I look for my juicing apparatus (probably less expensive than Lance Armstrong’s juicing apparatus, but Hey, my bike got stolen) and it’s up in the cabinets. I warily eye the edge of the cabinet door which, at 66″, is the perfect height to gravely injure me if for some reason I stand up into it from a bent position.
I find the various parts of this manual juicer and, while taking them down, knock over a box of toothpicks. They spill all over the floor. I grab the broom and clean up the mess, then notice a tuft of dog hair on the floor in the corner. Then I sweep the whole kitchen.
The owner of the hair, that same dog, is licking my head. I am on the floor, having passed out for a minute. My friend takes me to Urgent Care, I get some stitches.
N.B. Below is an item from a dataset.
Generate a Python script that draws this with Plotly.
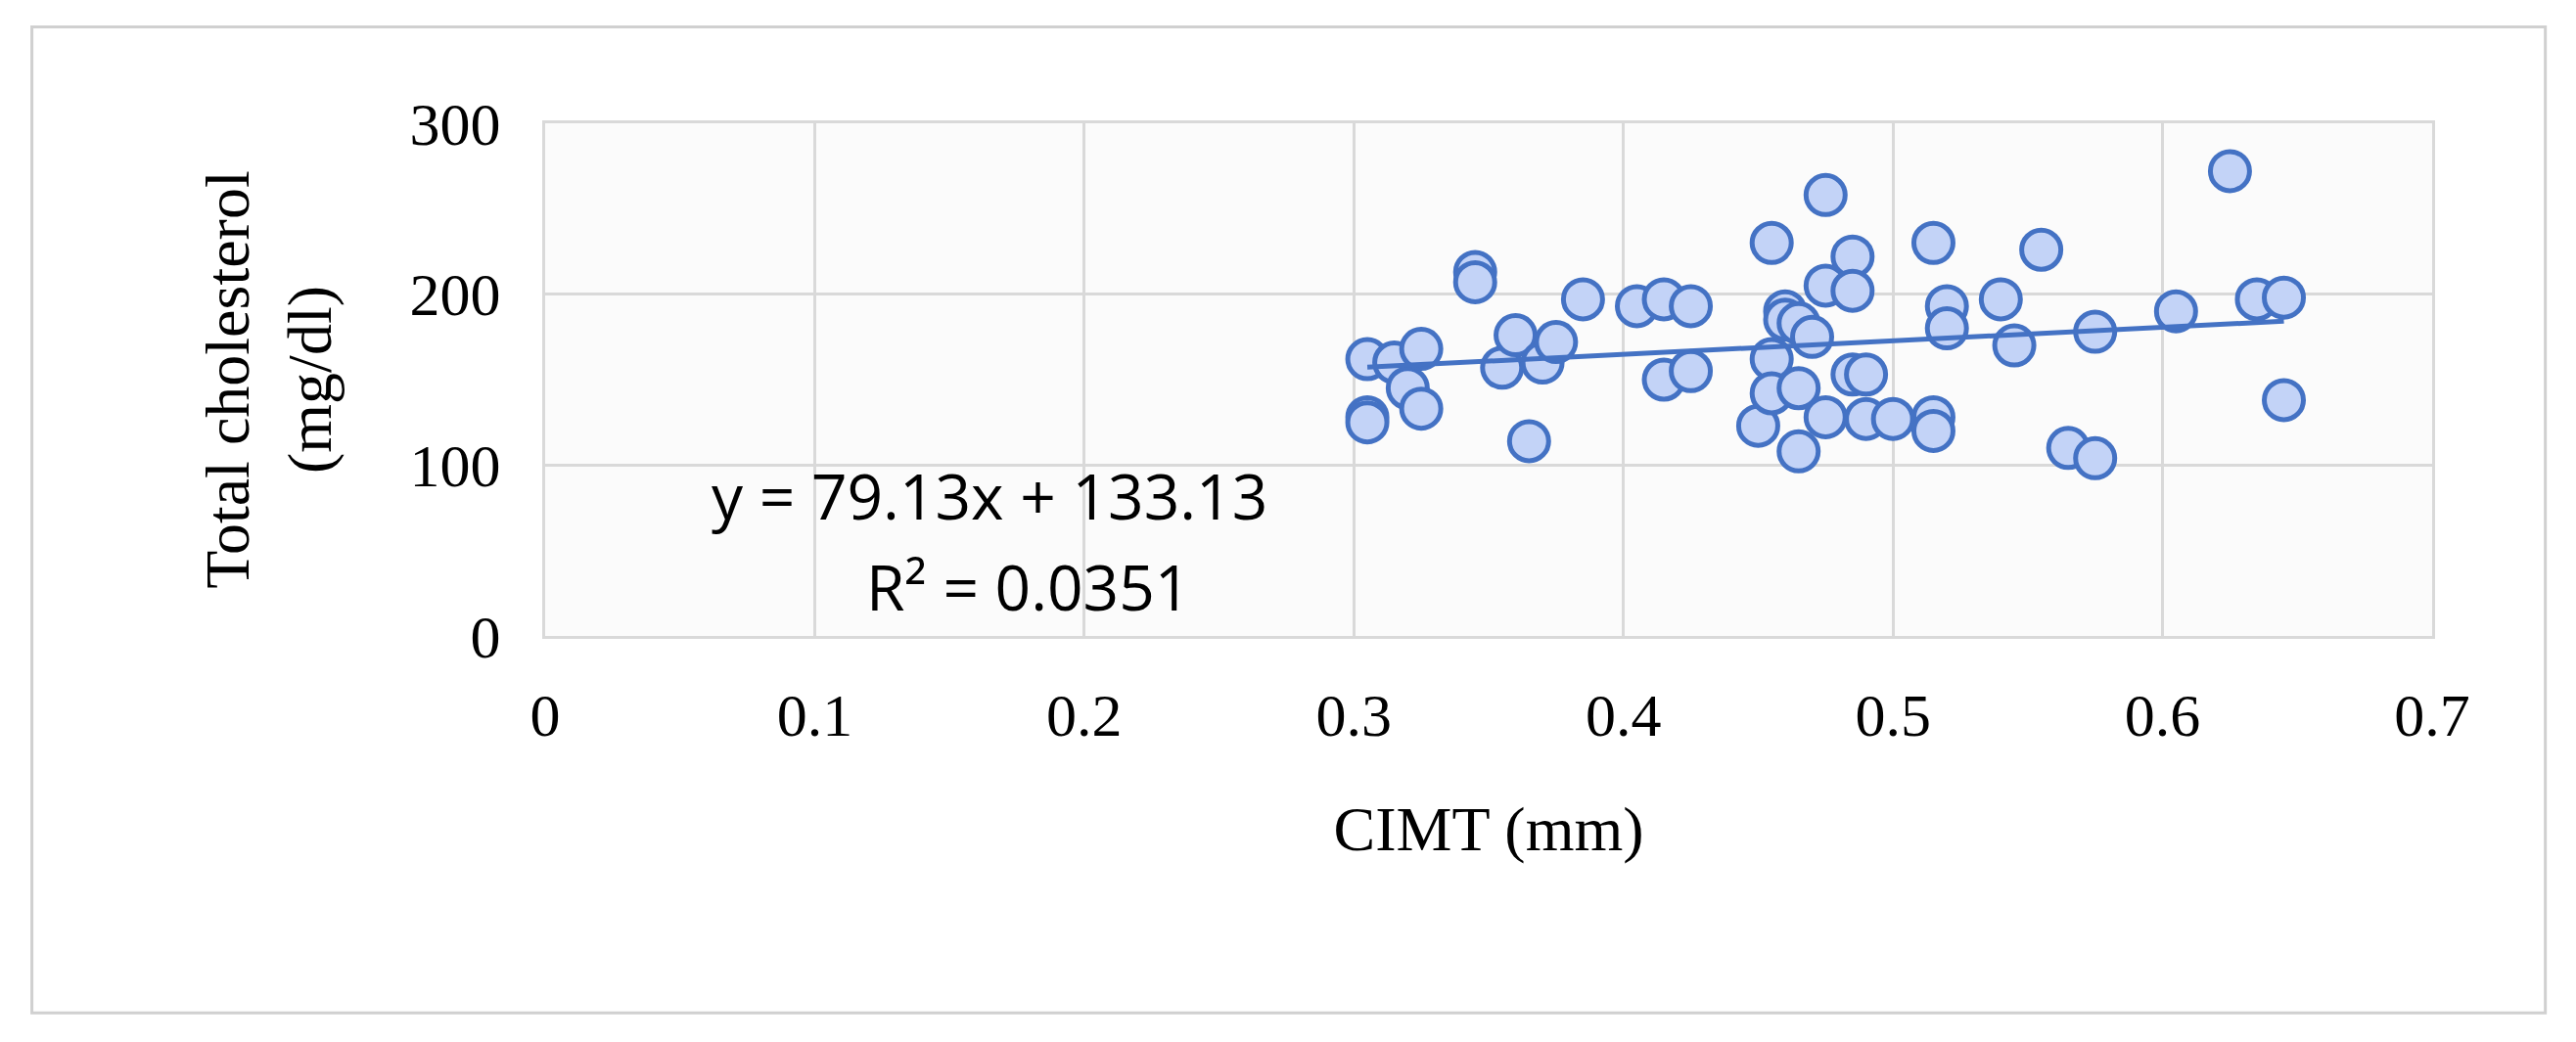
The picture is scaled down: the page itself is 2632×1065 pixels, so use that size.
import plotly.graph_objects as go

# CIMT (mm) and total cholesterol (mg/dl)
cimt = [0.305, 0.305, 0.305, 0.315, 0.32, 0.325, 0.325, 0.345, 0.345, 0.355,
        0.36, 0.365, 0.37, 0.375, 0.385, 0.405, 0.415, 0.415, 0.425, 0.425,
        0.45, 0.455, 0.455, 0.455, 0.46, 0.46, 0.465, 0.465, 0.465, 0.47,
        0.475, 0.475, 0.475, 0.485, 0.485, 0.485, 0.49, 0.49, 0.5, 0.515,
        0.515, 0.515, 0.52, 0.52, 0.54, 0.545, 0.555, 0.565, 0.575, 0.575,
        0.605, 0.625, 0.635, 0.645, 0.645]
chol = [162, 128, 125, 160, 145, 168, 133, 213, 207, 157,
        176, 114, 160, 172, 197, 193, 197, 150, 193, 155,
        123, 230, 162, 142, 190, 185, 183, 145, 108, 175,
        258, 205, 128, 222, 202, 153, 153, 127, 127, 230,
        128, 120, 193, 180, 197, 170, 226, 110, 178, 104,
        190, 272, 197, 198, 138]

slope, intercept = 79.13, 133.13
trend_x = [min(cimt), max(cimt)]
trend_y = [slope * v + intercept for v in trend_x]

serif = "Liberation Serif"

fig = go.Figure()
fig.add_trace(go.Scatter(
    x=cimt, y=chol, mode="markers",
    marker=dict(size=40, color="#c3d3f7",
                line=dict(color="#4472c4", width=5)),
    showlegend=False))
fig.add_trace(go.Scatter(
    x=trend_x, y=trend_y, mode="lines",
    line=dict(color="#4472c4", width=5), showlegend=False))

fig.add_annotation(x=0.165, y=82, text="y = 79.13x + 133.13", showarrow=False,
                   font=dict(family="Open Sans", size=64, color="black"))
fig.add_annotation(x=0.179, y=29, text="R² = 0.0351", showarrow=False,
                   font=dict(family="Open Sans", size=64, color="black"))

# outer chart border
fig.add_shape(type="rect", xref="paper", yref="paper",
              x0=-0.272, x1=1.06, y0=-0.735, y1=1.188,
              line=dict(color="#d0d0d0", width=3))

fig.update_layout(
    width=2632, height=1065,
    margin=dict(l=549, r=155, t=118, b=423),
    paper_bgcolor="white", plot_bgcolor="#fbfbfb",
    font=dict(family=serif, size=62, color="black"))
fig.update_xaxes(range=[0, 0.7], dtick=0.1, tickformat="~g",
                 showgrid=True, gridcolor="#d9d9d9", gridwidth=3,
                 zeroline=False, showline=True, linecolor="#d9d9d9", linewidth=3,
                 mirror=True, ticks="", ticklabelstandoff=25,
                 title=dict(text="CIMT (mm)", font=dict(size=64), standoff=60))
fig.update_yaxes(range=[0, 300], dtick=100,
                 showgrid=True, gridcolor="#d9d9d9", gridwidth=3,
                 zeroline=False, showline=True, linecolor="#d9d9d9", linewidth=3,
                 mirror=True, ticks="", ticklabelstandoff=30,
                 title=dict(text="Total cholesterol<br>(mg/dl)", font=dict(size=64),
                            standoff=60))

fig.write_html("out.html")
Apparently, while sweeping under the cabinets I unbent to my full, mighty height and caught my skull on the corner of the cabinet door.
I’m not concussed. I’ve just got a bump on my head and one more little divot that’ll be apparent if I ever shave my head again or lose my hair.
I’ve been this height for a quarter century but I’m thinking I’ll have some of it removed. There is nothing that makes a tall person feel as stupid as bumping his head (the doctor confirmed this; he suggested I write something instead of going to sleep).
Often people will greet me with a hearty “You’re too tall!” In my head (when it’s not bleeding out) I will often say, “And my daughter calls your son Shrieking Anthony. I’ve seen him on the playground and he should be locked up.” But to the person I usually just say, “But Jesus loves me.”
Now when someone tells me I’m too tall I will say “Sometimes.”
I’m home and will now juice that bag of oranges like nothing has ever been juiced before. Later I hope to move lest this house kill me.